As Gray talked to residents on Chesapeake Street NW, Susan Absher and her husband, Bob Hohl, moved limbs from their yard to the curb. They would have to await a city crane to remove the 100-year-old tree that toppled onto the home they’ve lived in for eight years.
“It was 1:30 in the morning. All of a sudden, a huge crash woke us up,” said Absher, who recently had the gutters repaired on the house. “There’s a hole in the roof. My husband says it’s about a foot wide.”

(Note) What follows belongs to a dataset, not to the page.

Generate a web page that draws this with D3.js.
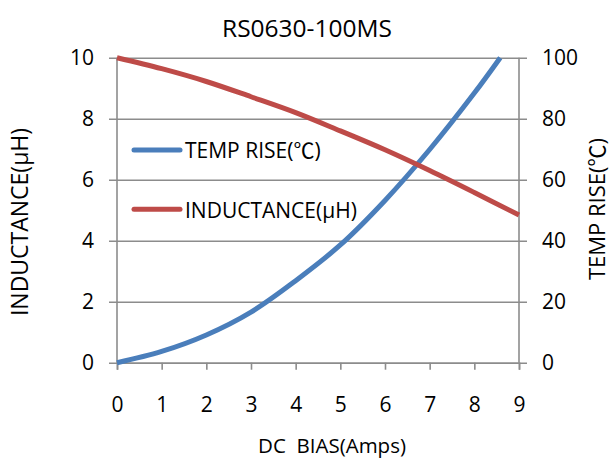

At Idaho and Quebec streets NW, a tree and a utility pole uprooted by the storm blocked the entrance to a house. They had landed crisscross on an outdoor stairway, like pickup sticks. “This is the worst I’ve seen, but I can’t say that it’s the worst in the city,” said Millicent West, director of the city’s Homeland Security and Emergency Management Agency.
Officials in Southern Maryland, which saw some of the worst effects of the storm, were assessing damage Sunday. St. Mary’s County closed its schools and issued
Trooper Gary Thompson of the Maryland State Police’s Leonardtown Barracks said felled trees, standing water, downed power lines and debris obstructing roads are problems in the area.
“We got hit pretty good down here,” said Sgt. Brent Parrott of the Calvert County Sheriff’s Department. He said residents who were evacuated had not been given permission to return as of Sunday evening. “We had issued an evacuation for anyone who lives within 100 feet of any cliff because of the anticipated wind and rain.”
To residents of Virginia Beach and Ocean City, Md., where evacuations of some areas had been ordered, cleanup will be far less complicated than expected.
“I wouldn’t say it was a nonevent,” said Navy Capt. Craig Petersen, 49, who rode out Irene in the low-lying beach community of Sandbridge, just south of Virginia Beach. “It could have gone the wrong way.”
Surfers were among the first to return to both beach cities, and tourists and shoppers soon followed. The roar of the wind that had permeated the air Saturday was replaced by the whine of battery-powered drills as shopkeepers removed sheets of plywood from windows. They discovered little, if any, damage.